The grass has more melanin on the other side.
But that's the thing, it's not about "more melanin", but rather about something like:
The grass on the other side has a different amount of melanin be harder-to-achieve and thus more desirable because it previously signaled belonging to the higher socio-economical strata.
It's indeed, baffling, ignoring health consequences: Get fashionably darker skin now: Make your skin look (reasonably universally) irreversibly uglier/older gradually over time. This is perhaps the most controllable way to affect how old you look.
It becomes unmissable once someone is in their 30s: Some still have youthful skin, while others are wrinkly, splotched, and saggy.
I often see women in their mid 20s looking like 35 simply because of the skin.
I saw a paper that shows that peole find contrasts attractive. I can't find it, but here's the same finding for salads https://www.sciencedirect.com:5037/science/article/abs/pii/S...
Blond hair with a tan or black hair with white skin are more contrasting so look more striking.
> I'll never understand some people's fetishization with getting darker via tanning though
While some darker skin people want to have lighter skin.
Maybe at some deeper level it’s something about being human. We always want something the other person has
I'm pretty sure it's just cultural.
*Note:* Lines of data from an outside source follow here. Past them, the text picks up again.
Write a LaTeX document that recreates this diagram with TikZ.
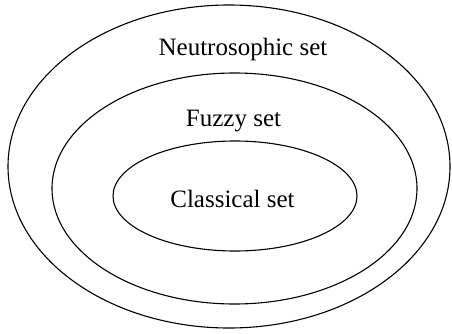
\documentclass[tikz,border=0pt]{standalone}
\usepackage{fontspec}
\setmainfont{Liberation Serif}
\tikzset{
  setline/.style={line width=1.1pt},
  setlabel/.style={font=\fontsize{25}{28}\selectfont, anchor=base, inner sep=0pt}
}
\begin{document}
\begin{tikzpicture}[x=1pt,y=1pt]
  \useasboundingbox (0,0) rectangle (452,333);
  % nested sets
  \draw[setline] (229,166.5) ellipse (221 and 161.5);
  \draw[setline] (234.5,144.5) ellipse (182.5 and 115.5);
  \draw[setline] (235,137) ellipse (122 and 55);
  % labels
  \node[setlabel] (neutro) at (243,278) {Neutrosophic set};
  \node[setlabel] (fuzzy) at (233.5,207) {Fuzzy set};
  \node[setlabel] (classic) at (232.5,126) {Classical set};
\end{tikzpicture}
\end{document}
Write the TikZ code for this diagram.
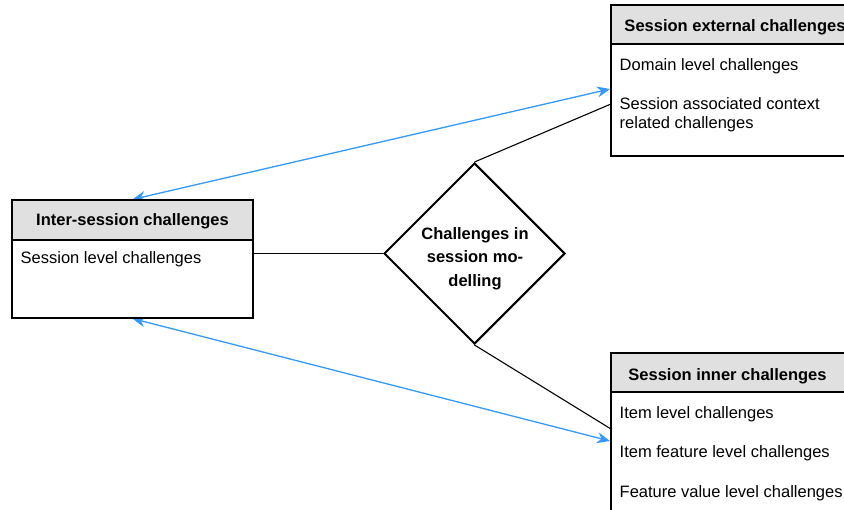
\documentclass[tikz,border=0pt]{standalone}
\usepackage{fontspec}
\setmainfont{Liberation Sans}
\usetikzlibrary{shapes.geometric,arrows.meta}
\pgfdeclarelayer{bg}
\pgfsetlayers{bg,main}
\definecolor{headgray}{HTML}{E0E0E0}
\definecolor{linkblue}{HTML}{3399FF}
\tikzset{
    every node/.style={inner sep=0mm, font=\fontsize{16.5}{19.8}\selectfont}
}
\tikzset{
    head/.style={rectangle, draw, fill=headgray, line width=1.2pt},
    body/.style={rectangle, draw, fill=white, line width=1.2pt},
    entry/.style={anchor=base west},
    title/.style={anchor=base, font=\fontsize{16.5}{19.8}\selectfont\bfseries},
    tie/.style={line width=1.1pt},
    link/.style={draw=linkblue, line width=1.3pt, {Stealth[length=13pt,width=11pt]}-{Stealth[length=13pt,width=11pt]}}
}

\begin{document}
\begin{tikzpicture}[x=1pt, y=-1pt]
    \useasboundingbox (0, 0) rectangle (844, 510);
    \clip (0, 0) rectangle (844, 510);

    \node (interh) at (132.5, 220) [head, minimum width=241pt, minimum height=40pt] {};
    \node (interb) at (132.5, 279) [body, minimum width=241pt, minimum height=78pt] {};
    \node (intert) at (132.5, 225.7) [title] {Inter-session challenges};
    \node (interi) at (20.5, 264) [entry] {Session level challenges};

    \node (exth) at (741, 24.5) [head, minimum width=260pt, minimum height=39pt] {};
    \node (extb) at (741, 100) [body, minimum width=260pt, minimum height=112pt] {};
    \node (extt) at (735, 31.7) [title] {Session external challenges};
    \node (exta) at (619.5, 71) [entry] {Domain level challenges};
    \node (extc) at (619.5, 110) [entry] {Session associated context};
    \node (extd) at (619.5, 128.8) [entry] {related challenges};

    \node (innh) at (741, 372.5) [head, minimum width=260pt, minimum height=39pt] {};
    \node (innb) at (741, 461) [body, minimum width=260pt, minimum height=138pt] {};
    \node (innt) at (727.5, 380.7) [title] {Session inner challenges};
    \node (inna) at (619.5, 418.3) [entry] {Item level challenges};
    \node (innc) at (619.5, 457.8) [entry] {Item feature level challenges};
    \node (innd) at (619.5, 497.3) [entry] {Feature value level challenges};

    \node (core) at (474.5, 253.5) [diamond, aspect=1, draw, line width=2pt, minimum width=181pt, minimum height=181pt] {};
    \node (coret) at (475, 258.5) [align=center, font=\fontsize{16.5}{23.7}\selectfont\bfseries] {Challenges in\\session mo-\\delling};

    \coordinate (extin) at (611, 104);
    \coordinate (extar) at (610, 89);
    \coordinate (innin) at (611, 429);
    \coordinate (innar) at (610, 441);

    \begin{pgfonlayer}{bg}
        \draw[tie] (interb.east |- core.west) -- (core.west);
        \draw[tie] (core.north) -- (extin);
        \draw[tie] (core.south) -- (innin);
        \draw[link] (interh.north) -- (extar);
        \draw[link] (interb.south) -- (innar);
    \end{pgfonlayer}
\end{tikzpicture}
\end{document}
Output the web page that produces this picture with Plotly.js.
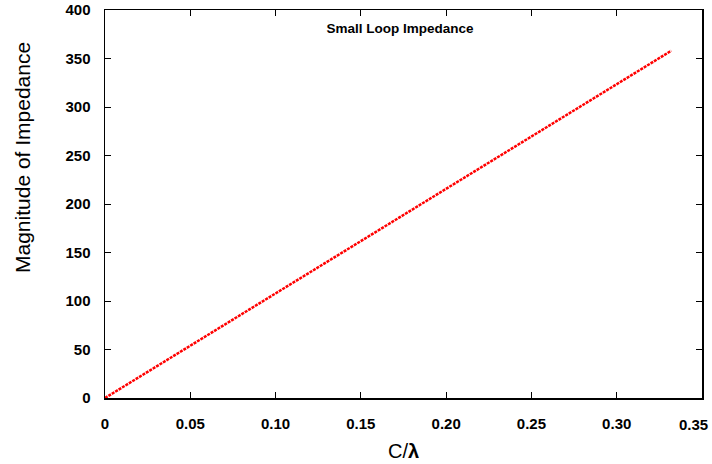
<!DOCTYPE html>
<html>
<head>
<meta charset="utf-8">
<script src="https://cdn.plot.ly/plotly-3.0.1.min.js"></script>
<style>html,body{margin:0;padding:0;background:#fff;}#chart{width:712px;height:464px;}</style>
</head>
<body>
<div id="chart"></div>
<script>
const ratio = [0, 0.025, 0.05, 0.075, 0.10, 0.125, 0.15, 0.175, 0.20, 0.225, 0.25, 0.275, 0.30, 0.332];
const impedance = [0, 27, 54, 81, 108, 135, 162, 189, 216, 243, 270, 297, 324, 358];
const xTicks = [0, 0.05, 0.10, 0.15, 0.20, 0.25, 0.30, 0.35];
const xTickText = ['0', '0.05', '0.10', '0.15', '0.20', '0.25', '0.30', '0.35'];
const yTicks = [0, 50, 100, 150, 200, 250, 300, 350, 400];

const FONT = 'Liberation Sans, Arial, sans-serif';
const trace = {
  x: ratio, y: impedance, type: 'scatter', mode: 'lines',
  line: {color: '#ff0000', width: 2.5, dash: '3px,1px'},
  hoverinfo: 'skip'
};
const tickFont = {family: FONT, size: 15, color: '#000', weight: 'bold'};
// last x tick label is drawn shifted inward (as in the reference)
const shownText = xTickText.map((t, i) => i === xTickText.length - 1 ? '' : t);
const layout = {
  width: 712, height: 464,
  margin: {l: 105, r: 10, t: 10, b: 66},
  paper_bgcolor: '#fff', plot_bgcolor: '#fff',
  showlegend: false,
  title: {text: '<b>Small Loop Impedance</b>', font: {family: FONT, size: 13.5, color: '#000'},
          xref: 'container', x: 400/712, xanchor: 'center', yref: 'container', y: 1 - 28/464, yanchor: 'middle'},
  xaxis: {
    range: [0, 0.35], tickvals: xTicks, ticktext: shownText,
    ticks: 'inside', ticklen: 6, tickwidth: 1, tickcolor: '#000',
    showline: true, linecolor: '#000', linewidth: 1.5, mirror: 'allticks',
    showgrid: false, zeroline: false, tickfont: tickFont, ticklabelstandoff: 11,
    title: {text: 'C/<b>λ</b>', font: {family: FONT, size: 20, color: '#000'}, standoff: 13}
  },
  yaxis: {
    range: [0, 400], tickvals: yTicks,
    ticks: 'inside', ticklen: 6, tickwidth: 1, tickcolor: '#000',
    showline: true, linecolor: '#000', linewidth: 1.5, mirror: 'allticks',
    showgrid: false, zeroline: false, tickfont: tickFont, ticklabelstandoff: 10
  },
  annotations: [
    {text: xTickText[xTickText.length - 1], x: xTicks[xTicks.length - 1], xref: 'x', xanchor: 'right', xshift: 8,
     y: 0, yref: 'paper', yanchor: 'top', yshift: -16, showarrow: false, font: tickFont},
    {text: 'Magnitude of Impedance', textangle: -90, xref: 'paper', x: -(105 - 22) / 597, xanchor: 'center',
     yref: 'paper', y: (398 - 158) / 388, yanchor: 'middle', showarrow: false,
     font: {family: FONT, size: 21, color: '#000'}}
  ]
};
Plotly.newPlot('chart', [trace], layout, {displayModeBar: false, staticPlot: true});
</script>
</body>
</html>
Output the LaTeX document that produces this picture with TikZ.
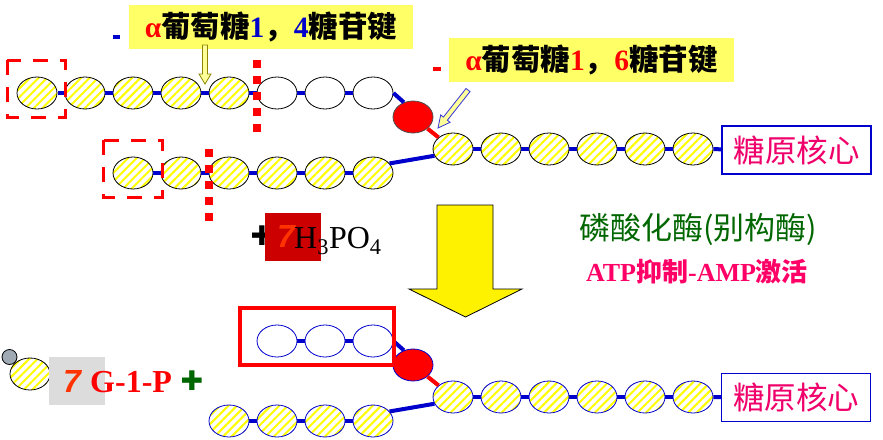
\documentclass[tikz,border=0pt]{standalone}
\usepackage{fontspec}
\setmainfont{Liberation Serif}
\newfontfamily\cjk{Noto Sans CJK SC}
\newfontfamily\sansf{Liberation Sans}
\newfontfamily\dejavu{DejaVu Sans}
\usetikzlibrary{shapes.geometric,patterns.meta}
\definecolor{lblue}{HTML}{0000CC}
\definecolor{lbox}{HTML}{FFFF66}
\definecolor{pinkt}{HTML}{F0006A}
\definecolor{gtext}{HTML}{006600}
\definecolor{atpc}{HTML}{FF0066}
\definecolor{orng}{HTML}{FF3300}
\definecolor{dred}{HTML}{CC0000}
\definecolor{gbox}{HTML}{DCDCDC}
\definecolor{gcirc}{HTML}{A0AAB4}
\definecolor{arrfill}{HTML}{FFFF99}
\begin{document}
\begin{tikzpicture}[x=1pt,y=-1pt,
  glc/.style={ellipse, draw=black, line width=0.8pt, minimum width=40pt, minimum height=32pt, inner sep=0pt,
    pattern={Lines[angle=45,distance=6pt,line width=2pt]}, pattern color=yellow},
  glcb/.style={glc, draw=lblue},
  wht/.style={ellipse, draw=black, line width=0.8pt, minimum width=40pt, minimum height=32pt, inner sep=0pt, fill=white},
  whtb/.style={wht, draw=lblue},
  redc/.style={ellipse, draw=black!70, line width=0.8pt, fill=red, minimum width=40pt, minimum height=32pt, inner sep=0pt},
  redcb/.style={redc, draw=lblue},
  link/.style={draw=lblue, line width=4pt},
  redlink/.style={draw=red, line width=4pt},
  core/.style={draw=lblue, line width=1.2pt, fill=white, minimum width=149pt, minimum height=48pt, inner sep=0pt,
    text=pinkt, font=\cjk\fontsize{31.5}{33}\selectfont},
  lbl/.style={fill=lbox, minimum height=44pt, inner sep=0pt, font=\bfseries\fontsize{29.5}{31}\selectfont},
  reddash/.style={draw=red, line width=3pt, dash pattern=on 15pt off 12pt},
  reddot/.style={draw=red, line width=8pt, dash pattern=on 8pt off 8pt},
  smallarr/.style={fill=arrfill, line width=0.8pt},
  bigarr/.style={fill=yellow, draw=black, line width=0.8pt},
  plussign/.style={font=\dejavu\fontsize{27}{27}\selectfont, inner sep=0pt},
  seven/.style={text=orng, font=\sansf\bfseries\itshape\fontsize{32}{32}\selectfont, inner sep=0pt}
]
\useasboundingbox (0,0) rectangle (883,439);

% ---------------- top structure ----------------
\foreach \i/\x in {1/37,2/85,3/133,4/181,5/229} \node[glc] (a\i) at (\x,93) {};
\foreach \i/\x in {6/277,7/325,8/373} \node[wht] (a\i) at (\x,93) {};
\node[redc] (r) at (413,117) {};
\foreach \i/\x in {1/453,2/501,3/549,4/597,5/645,6/693} \node[glc] (m\i) at (\x,149) {};
\foreach \i/\x in {1/133,2/181,3/229,4/277,5/325,6/373} \node[glc] (b\i) at (\x,173) {};
\node[core] (c1) at (796.5,150) {糖原核心};

\foreach \i/\j in {1/2,2/3,3/4,4/5,5/6,6/7,7/8} \draw[link] (a\i) -- (a\j);
\foreach \i/\j in {1/2,2/3,3/4,4/5,5/6} \draw[link] (m\i) -- (m\j);
\foreach \i/\j in {1/2,2/3,3/4,4/5,5/6} \draw[link] (b\i) -- (b\j);
\draw[link] (m6) -- (c1);
\draw[link] (a8.east) -- (r.122);
\draw[redlink] (r) -- (m1);
\draw[link] (b6.30) -- (m1.200);

% dashed boxes and dotted cuts
\draw[reddash] (7,60) rectangle (65,117);
\draw[reddash] (103,140) rectangle (162,197);
\draw[reddot] (257,60) -- (257,132);
\draw[reddot] (209,149) -- (209,222);

% labels
\fill[lblue] (113,35) rectangle (120,39);
\node[lbl, minimum width=284pt] (l1) at (271,27)
  {{\color{red}α}{\cjk 葡萄糖}{\color{lblue}1}{\cjk ，}{\color{lblue}4}{\cjk 糖苷键}};
\fill[red] (433,67) rectangle (441,71);
\node[lbl, minimum width=285pt] (l2) at (591.5,59.5)
  {{\color{red}α}{\cjk 葡萄糖}{\color{red}1}{\cjk ，}{\color{red}6}{\cjk 糖苷键}};

% small arrows
\draw[smallarr, draw=olive] (202.5,45) -- (207.5,45) -- (207.5,74) -- (211,74) -- (205,84) -- (199,74) -- (202.5,74) -- cycle;
\draw[smallarr, draw=lblue!80] (470.0,91.6) -- (447.4,120.2) -- (450.1,122.3) -- (438,128) -- (440.7,114.9) -- (443.4,117.1) -- (466.0,88.5) -- cycle;

% ---------------- middle ----------------
\node[plussign] (pl1) at (262,236) {✚};
\node[fill=dred, minimum width=56pt, minimum height=48pt, inner sep=0pt] (pb) at (293,237) {};
\node[seven] (s1) at (286,236) {7};
\node[anchor=base west, inner sep=0pt, font=\fontsize{32}{34}\selectfont] (h3) at (294,248) {H\textsubscript{3}PO\textsubscript{4}};

\draw[bigarr] (437,205) -- (493,205) -- (493,289) -- (522,289) -- (465.5,317) -- (409,289) -- (437,289) -- cycle;

\node[text=gtext, font=\cjk\fontsize{31}{33}\selectfont] (enz) at (698,230) {磷酸化酶(别构酶)};
\node[text=atpc, font=\bfseries\fontsize{26}{28}\selectfont] (reg) at (697,272) {ATP{\cjk 抑制}-AMP{\cjk 激活}};

% ---------------- bottom left ----------------
\node[circle, draw=black, line width=0.8pt, fill=gcirc, minimum size=15pt, inner sep=0pt] (gc) at (9.5,357) {};
\node[glc] (g1) at (30,374) {};
\node[fill=gbox, minimum width=56pt, minimum height=48pt, inner sep=0pt] (gb) at (77,381) {};
\node[seven] (s2) at (72,381) {7};
\node[anchor=base west, inner sep=0pt, text=red, font=\bfseries\fontsize{32}{34}\selectfont] (g1p) at (90,392) {G-1-P};
\node[plussign, text=gtext] (pl2) at (192,381) {✚};

% ---------------- bottom structure ----------------
\foreach \i/\x in {6/277,7/325,8/373} \node[whtb] (ba\i) at (\x,341) {};
\node[redcb] (br) at (413,365) {};
\foreach \i/\x in {1/453,2/501,3/549,4/597,5/645,6/693} \node[glcb] (bm\i) at (\x,397) {};
\foreach \i/\x in {3/229,4/277,5/325,6/373} \node[glcb] (bb\i) at (\x,421) {};
\node[core] (c2) at (796,397.5) {糖原核心};

\foreach \i/\j in {6/7,7/8} \draw[link] (ba\i) -- (ba\j);
\foreach \i/\j in {1/2,2/3,3/4,4/5,5/6} \draw[link] (bm\i) -- (bm\j);
\foreach \i/\j in {3/4,4/5,5/6} \draw[link] (bb\i) -- (bb\j);
\draw[link] (bm6) -- (c2);
\draw[link] (ba8.east) -- (br.122);
\draw[redlink] (br) -- (bm1);
\draw[link] (bb6.30) -- (bm1.200);
\draw[draw=red, line width=4pt] (240,308) rectangle (394,365);
\end{tikzpicture}
\end{document}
They don't want to be fairer, or darker, they want the social status that it, allegedly, signals.
> We always want something the other person has
This. Same with curly vs straight hair.
The book by Dr. Seuss, “The Star Bellied Sneetches” explorers the phenomenon.
And what's funny is Western countries idolise tanned skin whereas Asian countries tend to idolise lighter skin.
I've never seen anyone look better after tanning.